#### What needs to be done:
Give back exactly the lines from the beginning of the listing below to the line holding "from matplotlib.lines import Line2D", both ends included; the pictures stay out.

#### Supplied data:
◇ ◇ ◇
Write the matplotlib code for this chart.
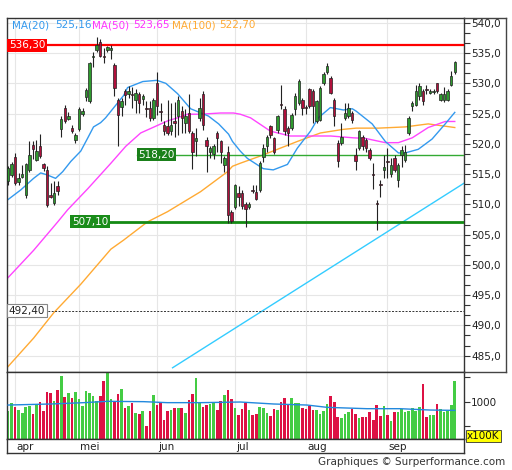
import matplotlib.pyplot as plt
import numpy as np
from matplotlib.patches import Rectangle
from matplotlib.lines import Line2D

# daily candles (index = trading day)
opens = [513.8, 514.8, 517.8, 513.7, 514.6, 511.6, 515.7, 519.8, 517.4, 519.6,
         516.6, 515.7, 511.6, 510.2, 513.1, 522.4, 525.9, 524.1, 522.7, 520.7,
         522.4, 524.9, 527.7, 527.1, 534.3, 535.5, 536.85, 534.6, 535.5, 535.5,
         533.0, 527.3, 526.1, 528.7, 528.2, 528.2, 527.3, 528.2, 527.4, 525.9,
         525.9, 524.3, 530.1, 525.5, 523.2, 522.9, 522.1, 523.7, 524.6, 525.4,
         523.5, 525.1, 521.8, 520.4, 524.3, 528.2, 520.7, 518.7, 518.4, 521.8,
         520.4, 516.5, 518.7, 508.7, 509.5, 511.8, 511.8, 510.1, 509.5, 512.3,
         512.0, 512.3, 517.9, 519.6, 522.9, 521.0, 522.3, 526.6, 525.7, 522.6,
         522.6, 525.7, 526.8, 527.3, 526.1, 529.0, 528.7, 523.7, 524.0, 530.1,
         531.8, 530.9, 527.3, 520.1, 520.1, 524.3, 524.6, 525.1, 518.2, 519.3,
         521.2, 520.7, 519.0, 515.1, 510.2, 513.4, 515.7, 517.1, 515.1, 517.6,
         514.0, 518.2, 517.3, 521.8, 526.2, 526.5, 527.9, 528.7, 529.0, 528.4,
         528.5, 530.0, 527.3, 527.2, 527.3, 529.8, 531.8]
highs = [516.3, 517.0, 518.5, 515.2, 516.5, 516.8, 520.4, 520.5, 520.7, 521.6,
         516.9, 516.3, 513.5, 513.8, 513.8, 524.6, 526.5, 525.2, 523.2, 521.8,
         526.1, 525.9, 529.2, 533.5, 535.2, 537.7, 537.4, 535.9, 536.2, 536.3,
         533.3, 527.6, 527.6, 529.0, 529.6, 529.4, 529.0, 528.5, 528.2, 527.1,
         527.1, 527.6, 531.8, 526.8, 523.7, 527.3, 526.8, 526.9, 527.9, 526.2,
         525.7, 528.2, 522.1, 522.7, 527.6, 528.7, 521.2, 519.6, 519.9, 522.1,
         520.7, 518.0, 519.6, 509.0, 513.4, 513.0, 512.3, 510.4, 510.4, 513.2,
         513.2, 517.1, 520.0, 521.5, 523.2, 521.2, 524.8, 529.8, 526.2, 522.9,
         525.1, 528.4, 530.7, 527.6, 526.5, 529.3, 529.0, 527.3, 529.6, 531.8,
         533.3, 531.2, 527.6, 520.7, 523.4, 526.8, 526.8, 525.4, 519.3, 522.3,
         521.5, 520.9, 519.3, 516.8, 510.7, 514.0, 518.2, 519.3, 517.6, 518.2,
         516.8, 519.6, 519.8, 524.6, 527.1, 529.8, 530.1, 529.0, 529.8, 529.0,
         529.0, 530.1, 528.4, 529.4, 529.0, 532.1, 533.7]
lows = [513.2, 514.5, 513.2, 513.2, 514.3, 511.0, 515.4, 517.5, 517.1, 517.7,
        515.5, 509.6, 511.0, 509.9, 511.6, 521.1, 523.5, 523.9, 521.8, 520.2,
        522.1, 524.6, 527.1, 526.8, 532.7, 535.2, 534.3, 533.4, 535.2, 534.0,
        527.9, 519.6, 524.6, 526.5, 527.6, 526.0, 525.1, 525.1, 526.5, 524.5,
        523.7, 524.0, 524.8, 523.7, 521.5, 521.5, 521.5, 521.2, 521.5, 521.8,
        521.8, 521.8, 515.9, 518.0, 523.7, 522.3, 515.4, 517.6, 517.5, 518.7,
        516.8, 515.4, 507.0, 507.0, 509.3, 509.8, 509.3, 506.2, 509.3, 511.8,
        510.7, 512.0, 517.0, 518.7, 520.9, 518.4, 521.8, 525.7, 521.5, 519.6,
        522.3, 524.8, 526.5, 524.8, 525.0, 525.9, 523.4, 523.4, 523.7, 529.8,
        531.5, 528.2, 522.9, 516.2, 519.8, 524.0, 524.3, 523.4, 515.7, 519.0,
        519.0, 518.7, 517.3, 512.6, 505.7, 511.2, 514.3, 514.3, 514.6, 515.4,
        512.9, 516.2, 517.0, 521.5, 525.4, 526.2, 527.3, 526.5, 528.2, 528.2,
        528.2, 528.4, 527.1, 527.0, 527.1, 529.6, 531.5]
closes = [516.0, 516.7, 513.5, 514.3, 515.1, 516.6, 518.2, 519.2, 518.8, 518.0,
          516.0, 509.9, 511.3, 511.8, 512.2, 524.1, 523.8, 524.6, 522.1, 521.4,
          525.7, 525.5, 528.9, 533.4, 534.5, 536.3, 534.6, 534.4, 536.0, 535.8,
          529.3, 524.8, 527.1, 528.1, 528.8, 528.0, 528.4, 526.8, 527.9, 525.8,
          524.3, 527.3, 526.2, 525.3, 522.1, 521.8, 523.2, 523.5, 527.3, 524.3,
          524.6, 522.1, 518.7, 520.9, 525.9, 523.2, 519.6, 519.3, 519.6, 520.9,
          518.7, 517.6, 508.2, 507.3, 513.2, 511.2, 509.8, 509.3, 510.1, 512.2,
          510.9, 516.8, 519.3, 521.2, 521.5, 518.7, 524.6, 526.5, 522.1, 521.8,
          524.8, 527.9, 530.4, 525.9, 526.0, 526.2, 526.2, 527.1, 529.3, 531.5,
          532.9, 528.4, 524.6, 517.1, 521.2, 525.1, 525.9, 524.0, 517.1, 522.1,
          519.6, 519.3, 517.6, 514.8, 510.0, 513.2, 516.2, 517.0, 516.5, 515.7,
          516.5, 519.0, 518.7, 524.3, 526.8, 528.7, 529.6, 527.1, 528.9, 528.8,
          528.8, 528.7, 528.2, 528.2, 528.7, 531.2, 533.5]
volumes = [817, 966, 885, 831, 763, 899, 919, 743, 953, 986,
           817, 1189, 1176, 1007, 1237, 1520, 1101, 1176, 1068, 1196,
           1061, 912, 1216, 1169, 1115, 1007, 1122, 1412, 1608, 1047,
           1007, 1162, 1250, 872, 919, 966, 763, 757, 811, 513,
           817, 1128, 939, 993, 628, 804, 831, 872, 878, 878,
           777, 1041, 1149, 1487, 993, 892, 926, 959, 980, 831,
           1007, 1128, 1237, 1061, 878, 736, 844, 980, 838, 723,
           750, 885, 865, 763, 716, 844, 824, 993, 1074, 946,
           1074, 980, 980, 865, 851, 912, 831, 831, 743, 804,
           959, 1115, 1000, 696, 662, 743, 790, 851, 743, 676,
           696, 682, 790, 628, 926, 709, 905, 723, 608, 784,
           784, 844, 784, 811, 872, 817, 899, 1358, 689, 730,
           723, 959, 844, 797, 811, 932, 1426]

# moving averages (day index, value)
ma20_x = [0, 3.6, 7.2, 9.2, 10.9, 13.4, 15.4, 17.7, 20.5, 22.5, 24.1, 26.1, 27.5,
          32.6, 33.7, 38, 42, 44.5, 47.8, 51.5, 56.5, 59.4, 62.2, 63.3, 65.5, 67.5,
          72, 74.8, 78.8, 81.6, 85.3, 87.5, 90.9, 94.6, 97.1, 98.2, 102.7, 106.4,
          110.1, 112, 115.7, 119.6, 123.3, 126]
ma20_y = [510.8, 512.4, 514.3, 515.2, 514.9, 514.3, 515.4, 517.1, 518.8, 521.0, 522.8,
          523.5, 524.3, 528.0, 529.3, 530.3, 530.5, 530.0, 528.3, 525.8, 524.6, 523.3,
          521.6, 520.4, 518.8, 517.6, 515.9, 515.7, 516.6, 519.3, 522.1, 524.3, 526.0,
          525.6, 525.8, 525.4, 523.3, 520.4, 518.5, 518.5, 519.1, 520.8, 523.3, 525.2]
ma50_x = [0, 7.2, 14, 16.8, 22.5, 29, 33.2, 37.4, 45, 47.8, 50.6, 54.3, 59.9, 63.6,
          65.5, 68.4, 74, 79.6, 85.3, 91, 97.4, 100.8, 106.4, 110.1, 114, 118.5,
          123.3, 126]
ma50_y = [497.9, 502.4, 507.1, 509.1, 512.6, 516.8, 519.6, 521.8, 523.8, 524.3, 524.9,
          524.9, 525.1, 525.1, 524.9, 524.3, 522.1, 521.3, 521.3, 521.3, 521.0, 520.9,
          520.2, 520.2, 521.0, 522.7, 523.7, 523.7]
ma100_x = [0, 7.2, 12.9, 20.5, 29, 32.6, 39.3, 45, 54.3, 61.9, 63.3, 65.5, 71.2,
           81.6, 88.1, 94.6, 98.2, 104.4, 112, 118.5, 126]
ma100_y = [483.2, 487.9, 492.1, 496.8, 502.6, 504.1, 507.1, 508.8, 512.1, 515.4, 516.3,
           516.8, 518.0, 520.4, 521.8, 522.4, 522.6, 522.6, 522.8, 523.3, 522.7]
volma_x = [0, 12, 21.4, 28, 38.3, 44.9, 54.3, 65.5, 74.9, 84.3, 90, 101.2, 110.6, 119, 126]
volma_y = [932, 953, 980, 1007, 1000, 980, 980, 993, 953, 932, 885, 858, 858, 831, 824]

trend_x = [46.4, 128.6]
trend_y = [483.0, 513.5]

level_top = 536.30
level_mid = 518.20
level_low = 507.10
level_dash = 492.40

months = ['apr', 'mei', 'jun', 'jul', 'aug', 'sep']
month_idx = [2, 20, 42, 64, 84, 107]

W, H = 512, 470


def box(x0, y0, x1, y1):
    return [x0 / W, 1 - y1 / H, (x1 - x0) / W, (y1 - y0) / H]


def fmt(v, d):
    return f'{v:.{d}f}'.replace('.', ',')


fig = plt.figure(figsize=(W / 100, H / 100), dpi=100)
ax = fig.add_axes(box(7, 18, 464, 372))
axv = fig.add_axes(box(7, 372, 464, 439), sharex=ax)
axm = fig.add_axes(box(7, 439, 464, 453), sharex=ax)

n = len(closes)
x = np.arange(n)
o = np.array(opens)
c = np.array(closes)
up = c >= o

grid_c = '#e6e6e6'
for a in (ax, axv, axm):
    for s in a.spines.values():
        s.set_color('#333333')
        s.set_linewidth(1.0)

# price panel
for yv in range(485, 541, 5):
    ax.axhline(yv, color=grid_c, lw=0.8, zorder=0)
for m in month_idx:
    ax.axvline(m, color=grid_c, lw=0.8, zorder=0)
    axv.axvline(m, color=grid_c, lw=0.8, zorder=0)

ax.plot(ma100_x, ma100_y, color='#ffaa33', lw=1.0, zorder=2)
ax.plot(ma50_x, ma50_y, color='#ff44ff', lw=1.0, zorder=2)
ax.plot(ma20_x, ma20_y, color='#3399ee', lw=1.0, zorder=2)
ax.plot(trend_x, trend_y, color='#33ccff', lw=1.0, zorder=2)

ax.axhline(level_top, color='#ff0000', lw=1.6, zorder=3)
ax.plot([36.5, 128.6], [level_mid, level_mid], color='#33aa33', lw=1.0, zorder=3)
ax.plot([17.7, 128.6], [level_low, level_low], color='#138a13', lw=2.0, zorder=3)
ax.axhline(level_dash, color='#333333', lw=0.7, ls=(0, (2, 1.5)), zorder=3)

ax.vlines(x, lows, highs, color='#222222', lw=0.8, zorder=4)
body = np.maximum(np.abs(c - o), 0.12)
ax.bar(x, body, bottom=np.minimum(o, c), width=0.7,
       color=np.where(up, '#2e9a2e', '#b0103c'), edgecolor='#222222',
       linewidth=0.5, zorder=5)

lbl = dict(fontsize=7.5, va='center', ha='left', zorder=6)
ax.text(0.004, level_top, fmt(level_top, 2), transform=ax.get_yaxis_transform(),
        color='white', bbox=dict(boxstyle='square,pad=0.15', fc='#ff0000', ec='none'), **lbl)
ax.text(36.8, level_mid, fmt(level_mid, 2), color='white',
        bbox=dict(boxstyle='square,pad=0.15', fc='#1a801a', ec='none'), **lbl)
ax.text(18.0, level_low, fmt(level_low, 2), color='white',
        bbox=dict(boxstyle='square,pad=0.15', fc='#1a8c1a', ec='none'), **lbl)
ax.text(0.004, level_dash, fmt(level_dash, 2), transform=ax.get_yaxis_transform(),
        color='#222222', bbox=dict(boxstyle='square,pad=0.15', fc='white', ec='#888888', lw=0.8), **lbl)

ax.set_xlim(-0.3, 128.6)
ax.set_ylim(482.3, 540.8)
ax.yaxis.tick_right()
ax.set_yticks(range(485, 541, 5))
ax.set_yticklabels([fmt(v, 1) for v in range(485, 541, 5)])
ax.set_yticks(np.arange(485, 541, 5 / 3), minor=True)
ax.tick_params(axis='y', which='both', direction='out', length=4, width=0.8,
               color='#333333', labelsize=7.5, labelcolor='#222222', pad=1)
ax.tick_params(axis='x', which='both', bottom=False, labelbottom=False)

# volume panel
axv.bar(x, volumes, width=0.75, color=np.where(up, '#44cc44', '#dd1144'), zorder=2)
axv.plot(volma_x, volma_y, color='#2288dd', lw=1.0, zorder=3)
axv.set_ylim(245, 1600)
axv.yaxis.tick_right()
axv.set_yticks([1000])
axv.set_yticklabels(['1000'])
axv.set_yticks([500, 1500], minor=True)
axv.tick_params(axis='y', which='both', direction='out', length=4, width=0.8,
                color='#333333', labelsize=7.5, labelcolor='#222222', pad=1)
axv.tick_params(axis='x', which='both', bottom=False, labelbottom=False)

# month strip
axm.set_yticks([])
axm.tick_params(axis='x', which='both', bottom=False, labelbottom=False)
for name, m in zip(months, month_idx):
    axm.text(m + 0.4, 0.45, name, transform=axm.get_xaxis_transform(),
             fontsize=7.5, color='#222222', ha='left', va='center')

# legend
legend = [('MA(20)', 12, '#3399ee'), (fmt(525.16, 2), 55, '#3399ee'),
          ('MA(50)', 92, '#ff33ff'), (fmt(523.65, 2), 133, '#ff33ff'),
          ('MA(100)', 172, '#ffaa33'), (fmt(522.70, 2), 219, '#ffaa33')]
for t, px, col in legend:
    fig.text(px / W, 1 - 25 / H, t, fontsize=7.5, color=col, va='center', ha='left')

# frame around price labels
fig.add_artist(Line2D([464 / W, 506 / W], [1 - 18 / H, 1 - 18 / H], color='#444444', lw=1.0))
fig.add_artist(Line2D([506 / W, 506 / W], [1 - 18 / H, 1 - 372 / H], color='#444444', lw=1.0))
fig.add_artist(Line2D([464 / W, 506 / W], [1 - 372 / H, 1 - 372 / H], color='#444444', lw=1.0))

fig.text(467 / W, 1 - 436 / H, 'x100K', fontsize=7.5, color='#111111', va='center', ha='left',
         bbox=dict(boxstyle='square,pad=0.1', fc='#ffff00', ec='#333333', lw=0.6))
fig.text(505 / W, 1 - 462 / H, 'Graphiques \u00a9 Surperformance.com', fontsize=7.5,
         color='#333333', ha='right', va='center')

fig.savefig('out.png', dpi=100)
◇ ◇ ◇
#### Output below:
Write the matplotlib code for this chart.
import matplotlib.pyplot as plt
import numpy as np
from matplotlib.patches import Rectangle
from matplotlib.lines import Line2D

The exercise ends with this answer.